Set the listing down again in full, word for word, with the pictures left out.

──────── DATASET EXCERPT ────────

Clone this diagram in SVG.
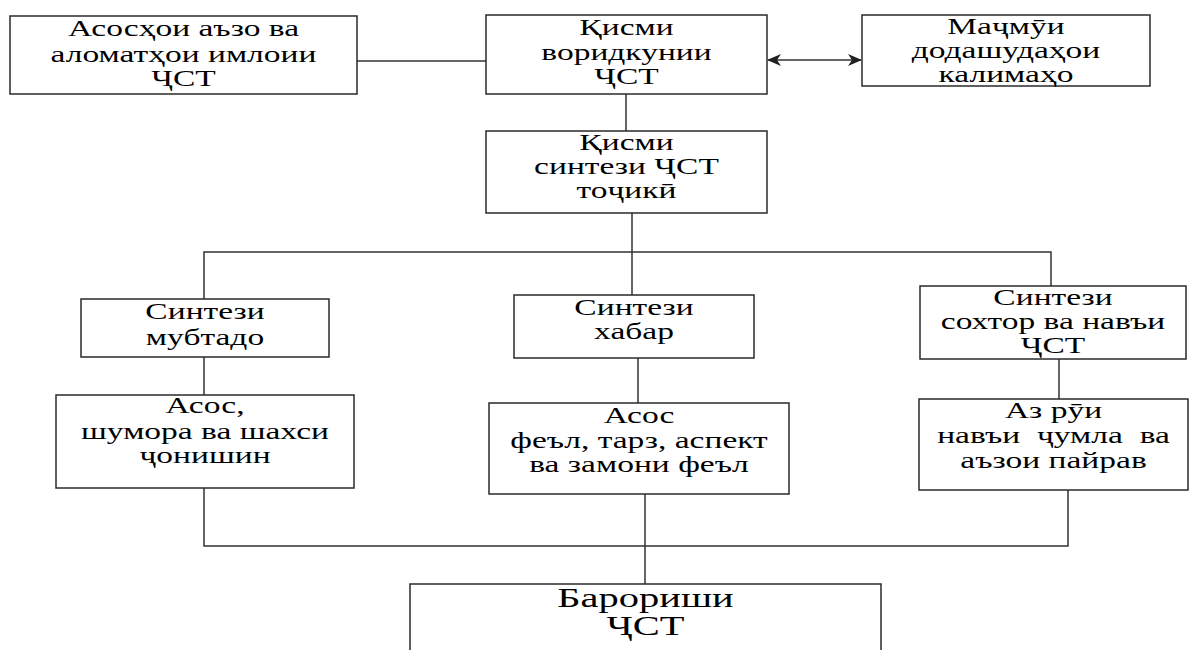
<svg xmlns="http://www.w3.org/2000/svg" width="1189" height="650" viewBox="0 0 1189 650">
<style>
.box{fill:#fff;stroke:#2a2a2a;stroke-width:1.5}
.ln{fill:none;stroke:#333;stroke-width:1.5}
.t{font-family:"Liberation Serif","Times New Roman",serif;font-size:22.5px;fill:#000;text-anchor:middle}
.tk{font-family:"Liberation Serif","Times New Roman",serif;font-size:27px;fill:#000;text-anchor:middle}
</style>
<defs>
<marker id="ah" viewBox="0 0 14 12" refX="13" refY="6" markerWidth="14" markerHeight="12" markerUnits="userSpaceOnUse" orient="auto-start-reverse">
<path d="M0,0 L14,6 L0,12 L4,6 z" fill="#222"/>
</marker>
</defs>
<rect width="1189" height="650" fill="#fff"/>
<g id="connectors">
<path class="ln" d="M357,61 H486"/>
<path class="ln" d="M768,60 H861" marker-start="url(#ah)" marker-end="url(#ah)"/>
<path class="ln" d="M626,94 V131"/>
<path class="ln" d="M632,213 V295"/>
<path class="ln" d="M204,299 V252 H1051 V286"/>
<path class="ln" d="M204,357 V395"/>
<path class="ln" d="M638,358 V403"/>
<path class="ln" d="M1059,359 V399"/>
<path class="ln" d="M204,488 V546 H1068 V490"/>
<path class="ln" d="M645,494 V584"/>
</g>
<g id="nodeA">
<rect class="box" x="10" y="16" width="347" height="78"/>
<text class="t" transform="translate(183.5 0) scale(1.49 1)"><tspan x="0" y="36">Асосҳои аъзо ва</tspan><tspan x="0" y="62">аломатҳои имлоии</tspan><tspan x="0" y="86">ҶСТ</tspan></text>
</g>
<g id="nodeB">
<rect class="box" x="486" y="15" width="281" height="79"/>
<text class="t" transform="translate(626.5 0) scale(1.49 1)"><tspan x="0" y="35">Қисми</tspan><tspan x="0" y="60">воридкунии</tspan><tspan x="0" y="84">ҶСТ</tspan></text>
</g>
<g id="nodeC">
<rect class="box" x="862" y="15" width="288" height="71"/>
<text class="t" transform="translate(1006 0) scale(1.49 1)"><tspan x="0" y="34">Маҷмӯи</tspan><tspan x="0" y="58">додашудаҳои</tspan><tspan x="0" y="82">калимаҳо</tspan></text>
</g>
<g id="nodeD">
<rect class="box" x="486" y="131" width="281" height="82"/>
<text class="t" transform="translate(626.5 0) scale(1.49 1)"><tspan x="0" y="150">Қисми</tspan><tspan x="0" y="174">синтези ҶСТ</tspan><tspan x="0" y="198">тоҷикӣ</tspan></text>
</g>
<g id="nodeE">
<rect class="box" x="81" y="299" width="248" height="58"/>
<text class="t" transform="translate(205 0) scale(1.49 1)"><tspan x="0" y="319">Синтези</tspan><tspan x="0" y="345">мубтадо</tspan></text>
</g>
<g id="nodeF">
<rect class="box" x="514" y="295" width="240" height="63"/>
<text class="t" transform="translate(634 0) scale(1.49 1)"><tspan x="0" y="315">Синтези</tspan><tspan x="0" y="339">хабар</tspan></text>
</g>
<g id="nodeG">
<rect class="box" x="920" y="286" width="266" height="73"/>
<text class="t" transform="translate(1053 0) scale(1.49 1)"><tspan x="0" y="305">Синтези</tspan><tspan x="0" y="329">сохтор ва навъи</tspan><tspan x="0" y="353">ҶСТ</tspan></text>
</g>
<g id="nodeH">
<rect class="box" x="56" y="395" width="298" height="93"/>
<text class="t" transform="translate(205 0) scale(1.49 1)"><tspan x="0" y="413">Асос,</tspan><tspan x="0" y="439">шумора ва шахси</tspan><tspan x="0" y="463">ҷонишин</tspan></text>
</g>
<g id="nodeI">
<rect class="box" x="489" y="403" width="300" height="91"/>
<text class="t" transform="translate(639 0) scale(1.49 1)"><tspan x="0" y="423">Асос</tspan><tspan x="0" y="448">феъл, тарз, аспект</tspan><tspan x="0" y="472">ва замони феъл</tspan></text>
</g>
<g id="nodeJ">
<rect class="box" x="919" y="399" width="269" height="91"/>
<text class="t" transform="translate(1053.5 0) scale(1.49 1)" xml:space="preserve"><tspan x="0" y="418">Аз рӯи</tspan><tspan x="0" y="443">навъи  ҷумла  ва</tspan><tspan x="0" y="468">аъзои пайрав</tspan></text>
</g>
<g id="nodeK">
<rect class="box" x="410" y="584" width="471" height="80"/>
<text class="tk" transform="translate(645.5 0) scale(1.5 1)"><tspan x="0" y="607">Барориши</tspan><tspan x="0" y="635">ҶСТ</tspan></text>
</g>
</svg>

────────

▶ [FINISHED TASK]:
Clone this diagram in SVG.
<svg xmlns="http://www.w3.org/2000/svg" width="1189" height="650" viewBox="0 0 1189 650">
<style>
.box{fill:#fff;stroke:#2a2a2a;stroke-width:1.5}
.ln{fill:none;stroke:#333;stroke-width:1.5}
.t{font-family:"Liberation Serif","Times New Roman",serif;font-size:22.5px;fill:#000;text-anchor:middle}
.tk{font-family:"Liberation Serif","Times New Roman",serif;font-size:27px;fill:#000;text-anchor:middle}
</style>
<defs>
<marker id="ah" viewBox="0 0 14 12" refX="13" refY="6" markerWidth="14" markerHeight="12" markerUnits="userSpaceOnUse" orient="auto-start-reverse">
<path d="M0,0 L14,6 L0,12 L4,6 z" fill="#222"/>
</marker>
</defs>
<rect width="1189" height="650" fill="#fff"/>
<g id="connectors">
<path class="ln" d="M357,61 H486"/>
<path class="ln" d="M768,60 H861" marker-start="url(#ah)" marker-end="url(#ah)"/>
<path class="ln" d="M626,94 V131"/>
<path class="ln" d="M632,213 V295"/>
<path class="ln" d="M204,299 V252 H1051 V286"/>
<path class="ln" d="M204,357 V395"/>
<path class="ln" d="M638,358 V403"/>
<path class="ln" d="M1059,359 V399"/>
<path class="ln" d="M204,488 V546 H1068 V490"/>
<path class="ln" d="M645,494 V584"/>
</g>
<g id="nodeA">
<rect class="box" x="10" y="16" width="347" height="78"/>
<text class="t" transform="translate(183.5 0) scale(1.49 1)"><tspan x="0" y="36">Асосҳои аъзо ва</tspan><tspan x="0" y="62">аломатҳои имлоии</tspan><tspan x="0" y="86">ҶСТ</tspan></text>
</g>
<g id="nodeB">
<rect class="box" x="486" y="15" width="281" height="79"/>
<text class="t" transform="translate(626.5 0) scale(1.49 1)"><tspan x="0" y="35">Қисми</tspan><tspan x="0" y="60">воридкунии</tspan><tspan x="0" y="84">ҶСТ</tspan></text>
</g>
<g id="nodeC">
<rect class="box" x="862" y="15" width="288" height="71"/>
<text class="t" transform="translate(1006 0) scale(1.49 1)"><tspan x="0" y="34">Маҷмӯи</tspan><tspan x="0" y="58">додашудаҳои</tspan><tspan x="0" y="82">калимаҳо</tspan></text>
</g>
<g id="nodeD">
<rect class="box" x="486" y="131" width="281" height="82"/>
<text class="t" transform="translate(626.5 0) scale(1.49 1)"><tspan x="0" y="150">Қисми</tspan><tspan x="0" y="174">синтези ҶСТ</tspan><tspan x="0" y="198">тоҷикӣ</tspan></text>
</g>
<g id="nodeE">
<rect class="box" x="81" y="299" width="248" height="58"/>
<text class="t" transform="translate(205 0) scale(1.49 1)"><tspan x="0" y="319">Синтези</tspan><tspan x="0" y="345">мубтадо</tspan></text>
</g>
<g id="nodeF">
<rect class="box" x="514" y="295" width="240" height="63"/>
<text class="t" transform="translate(634 0) scale(1.49 1)"><tspan x="0" y="315">Синтези</tspan><tspan x="0" y="339">хабар</tspan></text>
</g>
<g id="nodeG">
<rect class="box" x="920" y="286" width="266" height="73"/>
<text class="t" transform="translate(1053 0) scale(1.49 1)"><tspan x="0" y="305">Синтези</tspan><tspan x="0" y="329">сохтор ва навъи</tspan><tspan x="0" y="353">ҶСТ</tspan></text>
</g>
<g id="nodeH">
<rect class="box" x="56" y="395" width="298" height="93"/>
<text class="t" transform="translate(205 0) scale(1.49 1)"><tspan x="0" y="413">Асос,</tspan><tspan x="0" y="439">шумора ва шахси</tspan><tspan x="0" y="463">ҷонишин</tspan></text>
</g>
<g id="nodeI">
<rect class="box" x="489" y="403" width="300" height="91"/>
<text class="t" transform="translate(639 0) scale(1.49 1)"><tspan x="0" y="423">Асос</tspan><tspan x="0" y="448">феъл, тарз, аспект</tspan><tspan x="0" y="472">ва замони феъл</tspan></text>
</g>
<g id="nodeJ">
<rect class="box" x="919" y="399" width="269" height="91"/>
<text class="t" transform="translate(1053.5 0) scale(1.49 1)" xml:space="preserve"><tspan x="0" y="418">Аз рӯи</tspan><tspan x="0" y="443">навъи  ҷумла  ва</tspan><tspan x="0" y="468">аъзои пайрав</tspan></text>
</g>
<g id="nodeK">
<rect class="box" x="410" y="584" width="471" height="80"/>
<text class="tk" transform="translate(645.5 0) scale(1.5 1)"><tspan x="0" y="607">Барориши</tspan><tspan x="0" y="635">ҶСТ</tspan></text>
</g>
</svg>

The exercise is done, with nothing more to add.